One day after US equity markets closed the first trading day of the new year at an all time high for the first time since 1992, and the Nasdaq closed above 7,000 for the first time ever, US equities are set for further gains for equities on the second session of the new year after Tuesday’s sharp rally led by tech companies, as investors await minutes from the latest FOMC meeting. The dollar stabilized after five days of declines while Treasuries traded flat.

Overnight, world stocks hit fresh record highs on Wednesday with European markets joining the party as early 2018 is shaping up to be a carbon copy of late 2017. After its biggest one-day gain in more than two weeks on Tuesday, in the wake of its best year since 2009 in 2017, MSCI’s index of global stocks pushed on to new record highs.

“Investors have woken up in the new year and looked forward to another firm-year for global growth with very muted downside risk,” said Investec economist  Philip Shaw, though he warned against reading too much into the first two trading days of the new year. “The converse is the sell-off in bond markets: the idea that inflation pressures may be firmer than expected and central banks could take a slightly more aggressive approach than previously thought.”

On Wednesday, Asian stocks pushed deeper into record territory driven by emerging markets as Japan markets remained closed. The MSCI index of Asia-Pacific shares outside Japan rose 0.4% having jumped 1.4% on Tuesday in its best performance since last March. Miners supported Australia’s ASX 200 (+0.2%), which comes amid Australia’s metals and mining index hovered at its best level in 5 years following the rise in metal prices with gold firmly above USD 1300, alongside the recent rally in zinc (zinc hit a 10-year high on Tuesday). Chinese markets initially conformed to the upbeat tone before Hong Kong shares ebbed lower (Shanghai Comp +0.6%, Hang Seng +0.1%), with focus also on the PBoC’s actions whereby they strengthened the CNY fix by the most since May 2016, where USDCNY fell below 6.50. Japanese markets remained closed and will reopen on Thursday. Emerging-market shares also gained for a second session.

Europe’s Stoxx 600 Index rose as much as 0.4%, the first advance in four days, as the euro weakened 0.3% against U.S. dollar to $1.2011. Retailers rally and technology companies follow overnight gains in U.S. peers while automakers rebounded from Tuesday’s slump and energy stocks also advanced, however trading volumes were about 25% lower than the 30-day average, in part as a result of the rollout of new MiFID II regulations.

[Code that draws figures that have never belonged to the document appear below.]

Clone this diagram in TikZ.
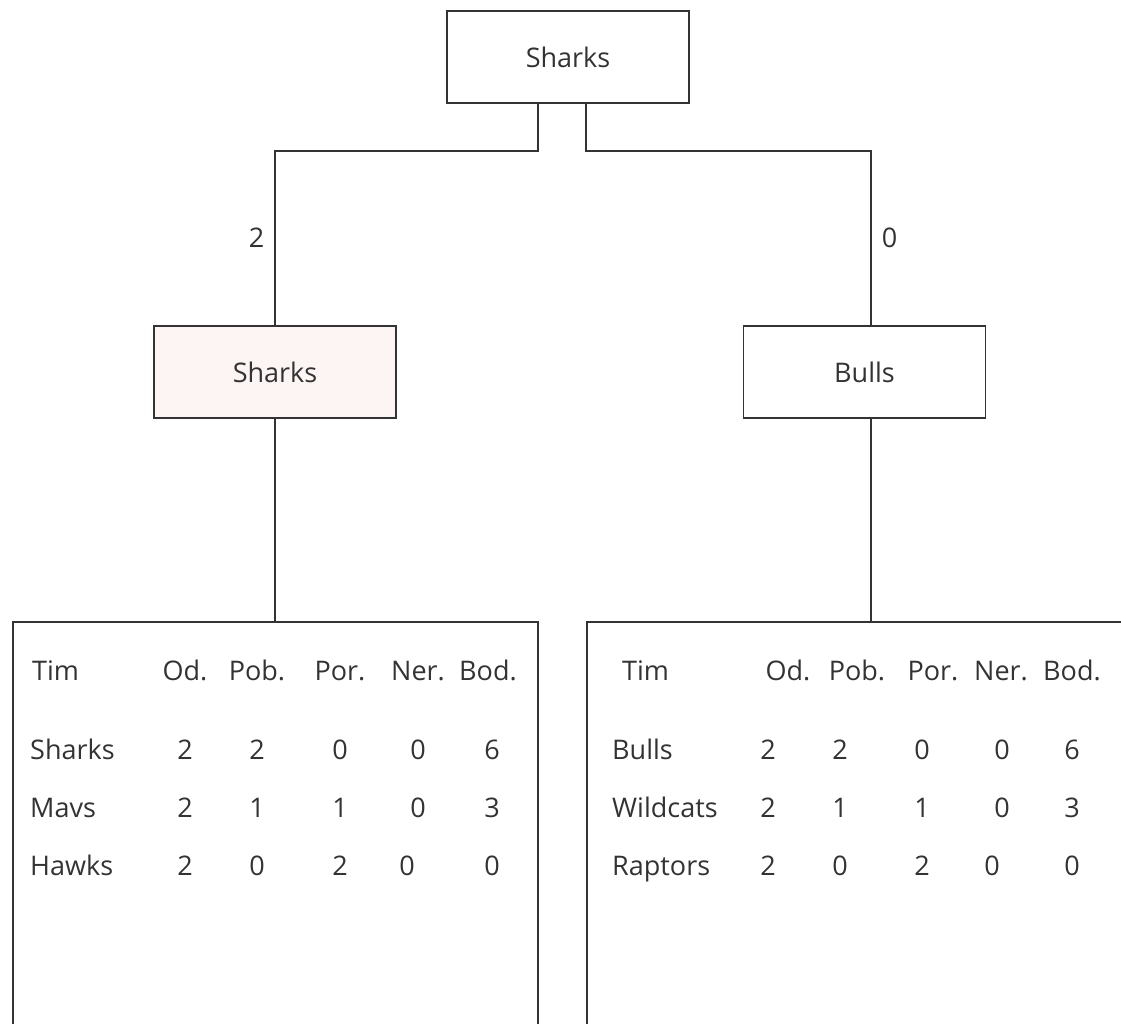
\documentclass[tikz,border=0pt]{standalone}
\usepackage{fontspec}
\setmainfont{Open Sans}
\usetikzlibrary{positioning}
\definecolor{winfill}{RGB}{253,244,244}

\begin{document}
\begin{tikzpicture}[
  x=1pt, y=-1pt, font=\fontsize{27}{32}\selectfont, text=black!80,
  wire/.style={draw=black!80, line width=1.5pt},
  team/.style={rectangle, wire, minimum width=242pt, minimum height=92pt, inner sep=0pt},
  winner/.style={team, fill=winfill},
  standings/.style={rectangle, wire, anchor=north west, minimum height=460pt, inner sep=0pt},
  cell/.style={anchor=base, inner sep=0pt},
  club/.style={anchor=base west, inner sep=0pt}
]

\useasboundingbox (0,0) rectangle (1121,1023);
\clip (0,0) rectangle (1121,1023);

% bracket
\node[team] (final) at (568,57) {Sharks};
\node[winner] (semi-l) at (275,372) {Sharks};
\node[team] (semi-r) at (864.5,372) {Bulls};

% group tables
\node[standings, minimum width=525pt] (group-l) at (12,621) {};
\node[standings, minimum width=572pt] (group-r) at (586,621) {};

\draw[wire] ([xshift=-30pt]final.south) -- ++(0,47)
  -| node[pos=0.75, left=10pt, inner sep=0pt] (score-l) {2} (semi-l.north);
\draw[wire] ([xshift=18pt]final.south) -- ++(0,47)
  -| node[pos=0.75, right=10pt, inner sep=0pt] (score-r) {0} ([xshift=6.5pt]semi-r.north);

\draw[wire] (semi-l.south) -- (semi-l.south |- group-l.north);
\draw[wire] ([xshift=6.5pt]semi-r.south) -- ([xshift=6.5pt]semi-r.south |- group-r.north);

% left group
\node[club] (head-l-0) at (32,680) {Tim};
\foreach \cx/\hd [count=\i] in {185/Od., 257/Pob., 340/Por., 418/Ner., 488/Bod.}
  \node[cell] (head-l-\i) at (\cx,680) {\hd};
\foreach \club/\ry/\vals [count=\r] in {
    Sharks/759/{185/2,257/2,340/0,418/0,492/6},
    Mavs/817/{185/2,257/1,340/1,418/0,492/3},
    Hawks/875/{185/2,257/0,340/2,407/0,492/0}} {
  \node[club] (club-l-\r) at (30,\ry) {\club};
  \foreach \cx/\v [count=\c] in \vals
    \node[cell] (val-l-\r-\c) at (\cx,\ry) {\v};
}

% right group
\node[club] (head-r-0) at (622,680) {Tim};
\foreach \cx/\hd [count=\i] in {788/Od., 857/Pob., 933/Por., 1001/Ner., 1072/Bod.}
  \node[cell] (head-r-\i) at (\cx,680) {\hd};
\foreach \club/\ry/\vals [count=\r] in {
    Bulls/759/{768/2,840/2,922/0,1002/0,1072/6},
    Wildcats/817/{768/2,840/1,922/1,1002/0,1072/3},
    Raptors/875/{768/2,840/0,922/2,992/0,1072/0}} {
  \node[club] (club-r-\r) at (612,\ry) {\club};
  \foreach \cx/\v [count=\c] in \vals
    \node[cell] (val-r-\r-\c) at (\cx,\ry) {\v};
}
\end{tikzpicture}
\end{document}
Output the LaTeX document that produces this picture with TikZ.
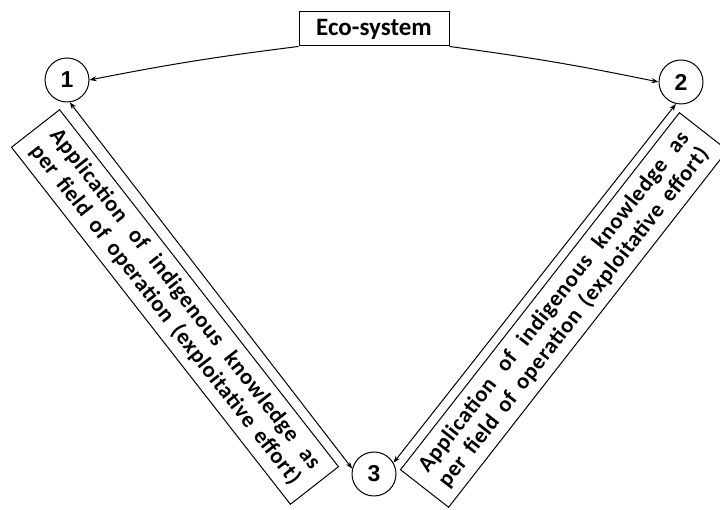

Apple supplier AMS rose as much as 7.2% before paring gains, IQE gained 2%, while STMicroelectronics and Infineon both rally more than 1.5%; Apple rose 1.8% in U.S. trading yesterday. Silicon-wafer maker Siltronic advances as much as 4.6%; Credit Suisse wrote in a note that November preliminary monthly wafer data from Japan, which tracks ~50% of global wafer shipments, showed “solid” volumes and low inventories.

Next (+6.5%) leads a gauge of retail shares to the best industry performance as it raises its profit forecast after a better-than-expected Christmas. Tech shares climb the most in two weeks after Tuesday’s rally in the Nasdaq 100 Index.

Next is the first major listed retailer to give an update on Christmas trading, but its upbeat update also lifted peer Marks & Spencer by 1.4%. “As much as (Next‘s) update is good news, the constant update-by-update tinkering of guidance and sharp reactions by the share price just goes to show how shareholders are at the mercy of UK consumer trends and whims,” said Mike van Dulken, head of research at Accendo Markets. “The retail sector is a very tricky one.”

As a reminder, European investors are expected to trade cautiously today – and they are – as the biggest shake-up to market regulations in a decade begins. The MiFID II rules are one of the most seismic regulatory shifts in history, affecting everything from investment research to trade execution.

The oversold dollar halted a five-day decline against most G10 peers, helped by higher Treasury yields, ahead of today’s publication of the FOMC Dec. 12-13 policy meeting minutes. DXY pushes back above 92.00, providing a minor lift to USD against the G-10, albeit ranges are tight.

EMFX outperforms once again continuing trend from end of 2017, MSCI EMFX index approaching 2013 highs.

Overnight, the yield on 10-year Treasuries jumped by the most in two weeks on Tuesday, helping the dollar halt its slide. The euro and European bonds looked past continued hawkish signals from European Central Bank rate setters. European bonds rose even as Germany’s jobless rate dropped to a record low in December and the euro retreated for the first time in six days.